The application of road salt to highways, sidewalks, and parking lots has resulted in improved winter driving and walking conditions. But salt is easily dissolved. It leaches into groundwater or runs off into ponds and streams, where it can cause serious harm to freshwater plants, fish, amphibians, and invertebrates. In New Hampshire, researchers recently found that more than 10 percent of streams in the Merrimack River watershed have been negatively affected by high salt concentrations as a result of the salt applied to pavement in winter.
“Too much salt can harm a variety of freshwater organisms, and many of the plants and animals that form the base of the food web that support[s] fish are affected,” said Shan Zuidema, a research scientist at the University of New Hampshire’s Earth Systems Research Center. “We need as much good information as we can [get] to make informed decisions about how to trade off winter safety with preservation of our riverine habitats.”

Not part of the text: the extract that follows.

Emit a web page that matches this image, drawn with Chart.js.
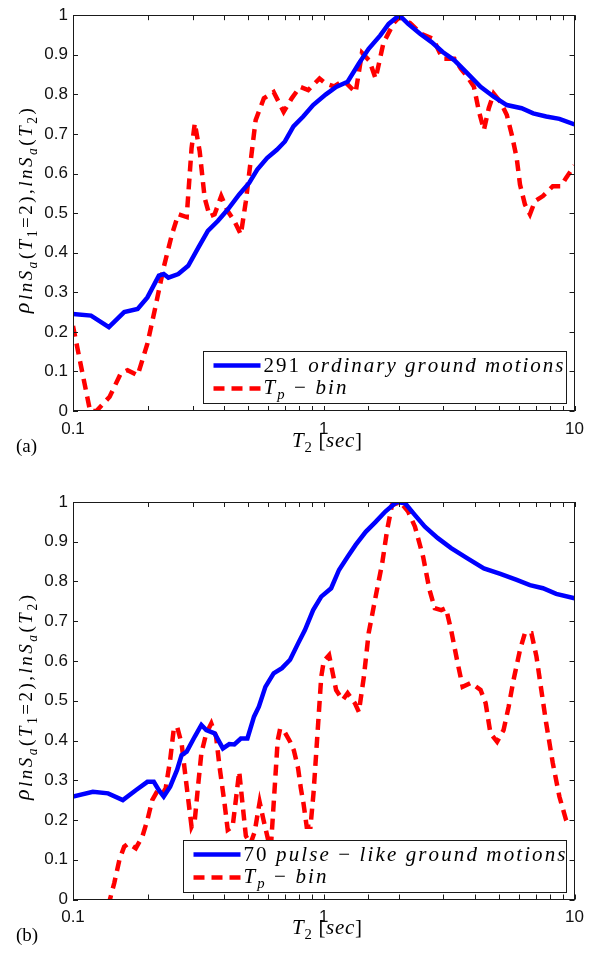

To evaluate the effect of road salt on water quality in local streams, Zuidema led a team of scientists in creating a computer simulation based on an existing hydrological model to examine the factors that lead to variability in salt concentrations over time.
“There’s a very significant time lag associated with when we put down salt and when it gets into our waterways,” Zuidema said. He found the highest salinity in the summer because most salt leaches into the groundwater and isn’t released into rivers and streams for several months. In winter, when some salt runs off directly into waterways, there is usually enough pristine snow melting that it has a diluting effect on the salt.
The researchers’ findings indicate that winter and summer weather have a significant effect on how much salt enters local waterways, resulting in variations in salt content from year to year and season to season.
Unsurprisingly, salt concentrations are highest during years when winter precipitation is high because more road salt is applied. But Zuidema said that summer salt concentrations are driven by dry conditions, at least in the smaller rivers.
In years with dry summers, the only source of water in some streams is groundwater, which often has accumulated large quantities of road salt.
“We were quite surprised to see how different the effect of high-snow years was on large versus small rivers,” Zuidema said. “Our results suggest that if high-snow years are associated with wetter summers, large rivers have better water quality because cleaner parts of the watershed, like the White Mountains, dilute the poor water quality coming from more polluted streams. However, we didn’t anticipate that that effect would overwhelm the additional loading from road salt.”
The researchers plan to model the Connecticut River next and perhaps expand to other watersheds that have similar threats from road salt. Zuidema is especially interested in factoring in how the changing climate and changes in land-use patterns could affect road salt use and its impact on local rivers and streams.